● Short problem: From the first line of the data below through the line holding "YAxis, CartesianGrid, ReferenceLine", output each line exactly and leave the pictures out.

● Source excerpt:
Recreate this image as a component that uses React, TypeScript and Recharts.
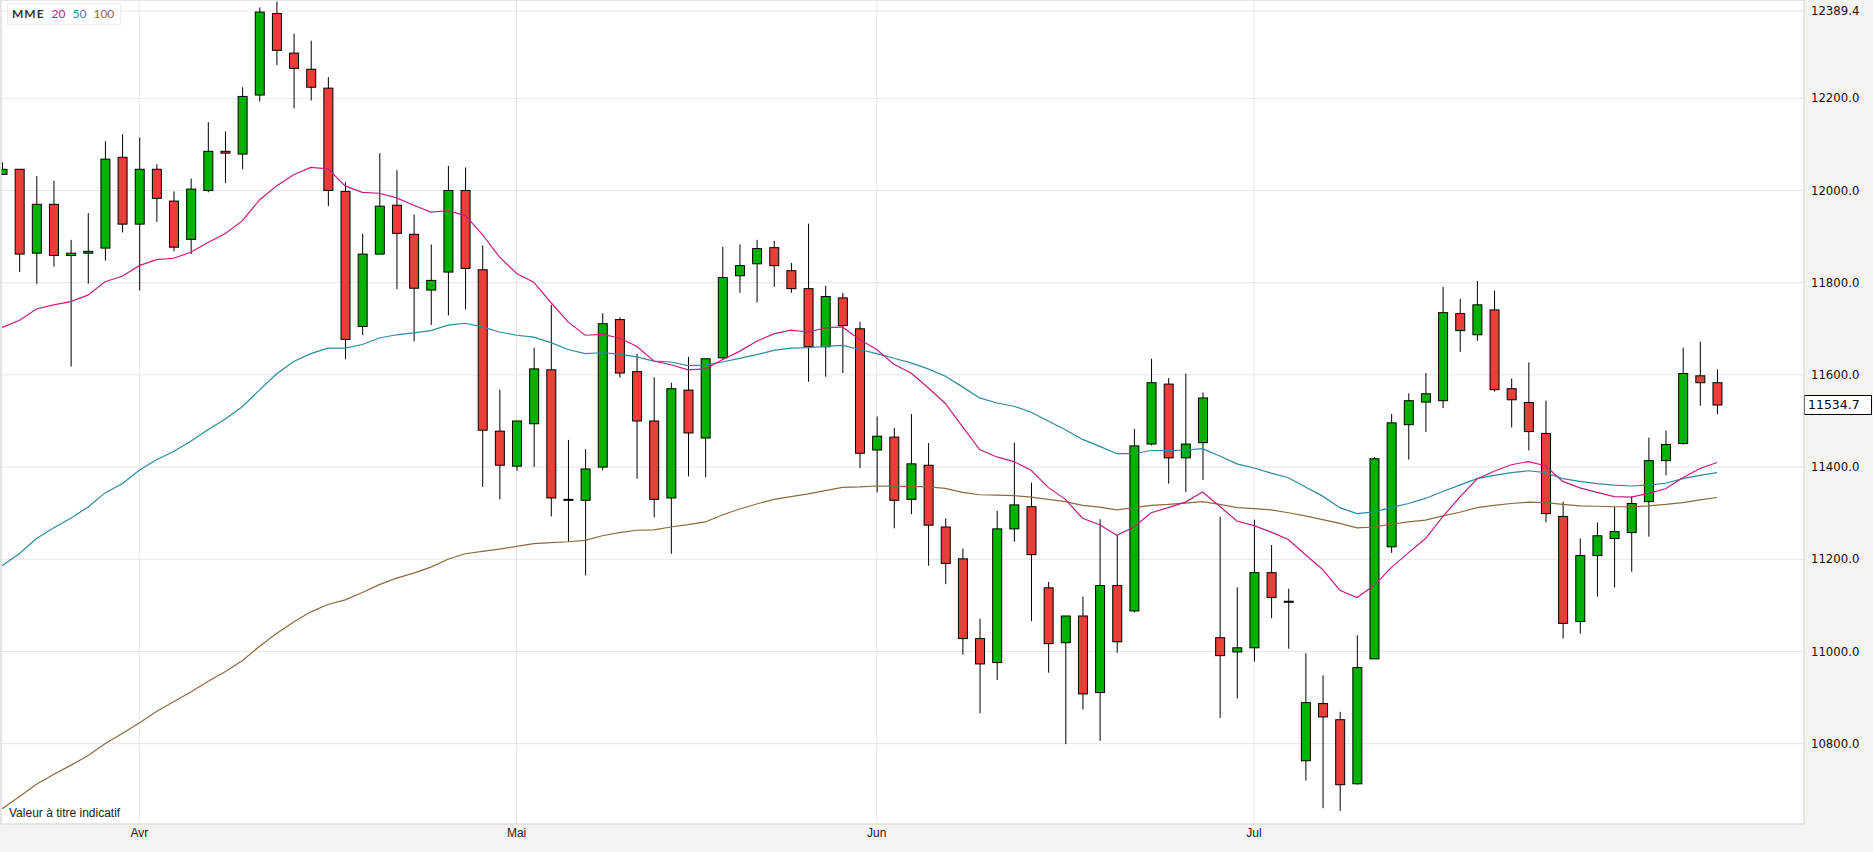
import { ComposedChart, Bar, Line, XAxis, YAxis, CartesianGrid, ReferenceLine } from "recharts";

// OHLC, one entry per trading day (22 Mar -> 9 Aug)
const opens = [
  12035, 12046, 11864, 11970, 11859, 11864, 11875, 12072, 11927, 12046,
  11977, 11894, 12000, 12085, 12079, 12207, 12384, 12298, 12263, 12222,
  11998, 11705, 11862, 11968, 11905, 11784, 11823, 12000, 11828, 11478,
  11402, 11494, 11611, 11330, 11328, 11400, 11720, 11607, 11500, 11333,
  11567, 11463, 11637, 11815, 11841, 11876, 11826, 11787, 11661, 11767,
  11700, 11437, 11465, 11330, 11404, 11270, 11201, 11028, 10976, 11266,
  11314, 11138, 11019, 11077, 10911, 11143, 11088, 11450, 11580, 11420,
  11453, 11030, 10999, 11008, 11171, 11109, 10763, 10887, 10852, 10713,
  10984, 11227, 11492, 11541, 11544, 11733, 11687, 11741, 11570, 11540,
  11473, 11293, 11065, 11208, 11245, 11258, 11325, 11414, 11451, 11598,
  11583,
];
const highs = [
  12061, 12046, 12031, 12021, 11893, 11951, 12107, 12122, 12115, 12057,
  11998, 12026, 12148, 12128, 12224, 12397, 12410, 12340, 12325, 12246,
  12018, 11906, 12081, 12044, 11948, 11883, 12053, 12050, 11881, 11568,
  11500, 11659, 11752, 11459, 11439, 11734, 11725, 11646, 11595, 11583,
  11639, 11635, 11878, 11883, 11893, 11891, 11843, 11928, 11793, 11778,
  11715, 11510, 11485, 11515, 11452, 11289, 11223, 11071, 11305, 11453,
  11366, 11151, 11077, 11119, 11287, 11253, 11483, 11635, 11593, 11603,
  11562, 11292, 11139, 11286, 11231, 11136, 10996, 10948, 10869, 11035,
  11422, 11515, 11560, 11604, 11791, 11765, 11804, 11783, 11592, 11627,
  11544, 11325, 11245, 11280, 11314, 11337, 11464, 11479, 11659, 11672,
  11612,
];
const lows = [
  12035, 11823, 11797, 11835, 11618, 11798, 11848, 11909, 11783, 11932,
  11868, 11862, 11996, 12016, 12046, 12193, 12272, 12178, 12195, 11966,
  11634, 11686, 11862, 11786, 11673, 11708, 11729, 11742, 11357, 11330,
  11392, 11400, 11293, 11238, 11165, 11393, 11594, 11375, 11291, 11212,
  11380, 11378, 11633, 11778, 11757, 11791, 11778, 11585, 11596, 11604,
  11398, 11345, 11267, 11298, 11186, 11146, 10993, 10866, 10938, 11238,
  11066, 10954, 10799, 10874, 10806, 10997, 11085, 11447, 11364, 11346,
  11372, 10856, 10898, 10978, 11072, 11006, 10720, 10660, 10654, 10711,
  10984, 11214, 11416, 11476, 11528, 11650, 11674, 11564, 11486, 11436,
  11280, 11028, 11039, 11119, 11139, 11173, 11249, 11382, 11449, 11533,
  11515,
];
const closes = [
  12046, 11862, 11970, 11859, 11864, 11868, 12068, 11927, 12046, 11983,
  11877, 12003, 12085, 12081, 12204, 12387, 12304, 12265, 12224, 12000,
  11677, 11862, 11966, 11907, 11788, 11805, 12000, 11831, 11480, 11404,
  11500, 11613, 11333, 11330, 11396, 11711, 11604, 11500, 11330, 11570,
  11474, 11635, 11811, 11837, 11874, 11837, 11787, 11661, 11770, 11707,
  11430, 11467, 11328, 11407, 11274, 11191, 11028, 10973, 11266, 11318,
  11210, 11017, 11077, 10908, 11143, 11021, 11446, 11583, 11420, 11450,
  11550, 10991, 11008, 11171, 11117, 11109, 10889, 10858, 10711, 10965,
  11418, 11496, 11544, 11559, 11735, 11696, 11752, 11568, 11546, 11477,
  11299, 11061, 11208, 11251, 11260, 11321, 11414, 11449, 11603, 11583,
  11534.7,
];

// moving averages as drawn (MME 20 / 50 / 100)
const mme20 = [
  11703, 11718, 11743, 11752, 11759, 11773, 11802, 11814, 11837, 11850,
  11853, 11866, 11887, 11906, 11934, 11979, 12010, 12034, 12050, 12047,
  12010, 11996, 11994, 11984, 11968, 11953, 11956, 11946, 11905, 11856,
  11820, 11801, 11757, 11715, 11686, 11688, 11680, 11662, 11630, 11622,
  11611, 11613, 11633, 11651, 11673, 11689, 11697, 11693, 11702, 11704,
  11677, 11655, 11623, 11604, 11572, 11538, 11488, 11438, 11422, 11412,
  11393, 11356, 11330, 11289, 11275, 11252, 11270, 11301, 11312, 11324,
  11346, 11315, 11283, 11273, 11259, 11243, 11210, 11178, 11133, 11117,
  11143, 11182, 11214, 11245, 11292, 11335, 11374, 11391, 11405, 11412,
  11403, 11369, 11355, 11345, 11336, 11335, 11343, 11353, 11377, 11397,
  11410,
];
const mme50 = [
  11186, 11212, 11245, 11268, 11289, 11313, 11344, 11364, 11393, 11416,
  11434, 11456, 11481, 11504, 11531, 11567, 11602, 11629, 11646, 11658,
  11658, 11666, 11680, 11687, 11691, 11696, 11708, 11712, 11704, 11693,
  11686, 11682, 11670, 11655, 11646, 11648, 11645, 11639, 11630, 11628,
  11620, 11621, 11628, 11636, 11644, 11653, 11658, 11659, 11662, 11664,
  11655, 11646, 11636, 11626, 11613, 11597, 11574, 11550, 11539, 11532,
  11519, 11500, 11481, 11460, 11445, 11429, 11429, 11436, 11436, 11437,
  11440, 11424, 11407, 11398, 11387, 11377, 11357, 11337, 11312, 11299,
  11303, 11312, 11321, 11332, 11347, 11361, 11375, 11382, 11388, 11392,
  11388, 11375, 11369, 11364, 11361, 11359, 11361, 11365, 11375, 11382,
  11388,
];
const mme100 = [
  10659, 10685, 10712, 10733, 10753, 10774, 10800, 10822, 10845, 10870,
  10891, 10912, 10935, 10956, 10980, 11011, 11039, 11064, 11086, 11102,
  11112, 11128, 11145, 11159, 11170, 11183, 11200, 11212, 11217, 11222,
  11228, 11234, 11236, 11238, 11241, 11251, 11258, 11263, 11264, 11270,
  11275, 11281, 11296, 11309, 11320, 11330, 11336, 11342, 11349, 11356,
  11357, 11359, 11358, 11358, 11357, 11354, 11345, 11340, 11339, 11338,
  11335, 11330, 11325, 11317, 11313, 11307, 11312, 11317, 11319, 11322,
  11325, 11319, 11312, 11310, 11307, 11301, 11294, 11286, 11278, 11268,
  11270, 11276, 11281, 11285, 11294, 11302, 11312, 11317, 11321, 11324,
  11323, 11319, 11316, 11315, 11314, 11314, 11316, 11319, 11323, 11329,
  11334,
];

const monthTicks = [8, 30, 51, 73];
const monthLabels = ["Avr", "Mai", "Jun", "Jul"];
const priceTicks = [10800, 11000, 11200, 11400, 11600, 11800, 12000, 12200, 12389.4];
const lastPrice = 11534.7;

const X_DOMAIN: [number, number] = [-0.064, 105.07];
const Y_DOMAIN: [number, number] = [10625.8, 12413.2];

const UP = "#00b200";
const DOWN = "#ea3f38";
const C20 = "#c41d7f";
const C50 = "#2a8b9e";
const C100 = "#8c6a3c";
const GRID = "#e6e6e6";
const BORDER = "#dadada";

const data = closes.map((close, i) => ({
  i,
  open: opens[i],
  high: highs[i],
  low: lows[i],
  close,
  range: [lows[i], highs[i]],
  mme20: mme20[i],
  mme50: mme50[i],
  mme100: mme100[i],
}));

const Candle = (props: any) => {
  const { x, y, width, height, payload } = props;
  if (payload == null || height == null) return null;
  const { open, close, high, low } = payload;
  const top = Math.min(y, y + height);
  const h = Math.abs(height);
  const k = h / (high - low);
  const cx = x + width / 2;
  const bTop = top + (high - Math.max(open, close)) * k;
  const bBot = top + (high - Math.min(open, close)) * k;
  return (
    <g>
      <line x1={cx} x2={cx} y1={top} y2={top + h} stroke="#000" strokeWidth={1} />
      <rect
        x={cx - 4.5}
        y={bTop}
        width={9}
        height={Math.max(bBot - bTop, 1)}
        fill={close >= open ? UP : DOWN}
        stroke="#000"
        strokeWidth={1}
      />
    </g>
  );
};

const PriceTag = (props: any) => {
  const vb = props.viewBox;
  if (!vb) return null;
  const x = vb.x + vb.width;
  const y = vb.y;
  return (
    <g>
      <rect x={x + 0.5} y={y - 9.5} width={67} height={19} fill="#fff" stroke="#000" strokeWidth={1} />
      <text x={x + 4} y={y} dy="0.36em" fontSize={12.5} fontFamily="DejaVu Sans" fill="#000">
        {lastPrice.toFixed(1)}
      </text>
    </g>
  );
};

export default function App() {
  return (
    <div
      style={{
        position: "absolute",
        left: 0,
        top: 0,
        width: 1873,
        height: 852,
        background: "#f4f3ef",
      }}
    >
      <ComposedChart width={1873} height={852} data={data} margin={{ top: 0, right: 0, bottom: 0, left: 1 }}>
        <CartesianGrid stroke={GRID} fill="#fff" />
        <XAxis
          dataKey="i"
          type="number"
          domain={X_DOMAIN}
          allowDataOverflow
          ticks={monthTicks}
          interval={0}
          tickFormatter={(v) => monthLabels[monthTicks.indexOf(v)] ?? ""}
          tickLine={false}
          tickSize={3}
          tickMargin={1}
          height={28}
          axisLine={{ stroke: BORDER }}
          tick={{ fontSize: 12, fontFamily: "Liberation Sans Narrow, Arial Narrow, sans-serif", fill: "#222" }}
        />
        <YAxis
          orientation="right"
          domain={Y_DOMAIN}
          allowDataOverflow
          ticks={priceTicks}
          interval={0}
          tickFormatter={(v) => Number(v).toFixed(1)}
          tickLine={false}
          tickSize={5}
          tickMargin={2}
          width={69}
          axisLine={{ stroke: BORDER }}
          tick={{ fontSize: 11.7, fontFamily: "DejaVu Sans", fill: "#111", textAnchor: "start" }}
        />
        <ReferenceLine x={X_DOMAIN[0]} stroke={BORDER} />
        <ReferenceLine y={Y_DOMAIN[1]} stroke={BORDER} />
        <Line dataKey="mme100" type="linear" stroke={C100} strokeWidth={1.2} dot={false} isAnimationActive={false} />
        <Line dataKey="mme50" type="linear" stroke={C50} strokeWidth={1.2} dot={false} isAnimationActive={false} />
        <Line dataKey="mme20" type="linear" stroke={C20} strokeWidth={1.2} dot={false} isAnimationActive={false} />
        <Bar dataKey="range" barSize={10} shape={<Candle />} isAnimationActive={false} />
        <ReferenceLine y={lastPrice} strokeOpacity={0} label={<PriceTag />} />
      </ComposedChart>
      <div
        style={{
          position: "absolute",
          left: 7,
          top: 3,
          height: 20,
          padding: "0 6px 0 4px",
          background: "#fff",
          border: "1px solid #eeeeec",
          display: "flex",
          alignItems: "center",
          gap: 7,
          fontFamily: "Lato, 'Open Sans', sans-serif",
          fontSize: 12,
          lineHeight: "20px",
        }}
      >
        <span style={{ fontWeight: 700, color: "#333", letterSpacing: 1 }}>MME</span>
        <span style={{ color: C20 }}>20</span>
        <span style={{ color: C50 }}>50</span>
        <span style={{ color: C100 }}>100</span>
      </div>
      <div
        style={{
          position: "absolute",
          left: 9,
          top: 806,
          fontFamily: "Liberation Sans Narrow, Arial Narrow, sans-serif",
          fontSize: 12,
          color: "#222",
        }}
      >
        Valeur à titre indicatif
      </div>
    </div>
  );
}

● Completed exercise:
Recreate this image as a component that uses React, TypeScript and Recharts.
import { ComposedChart, Bar, Line, XAxis, YAxis, CartesianGrid, ReferenceLine } from "recharts";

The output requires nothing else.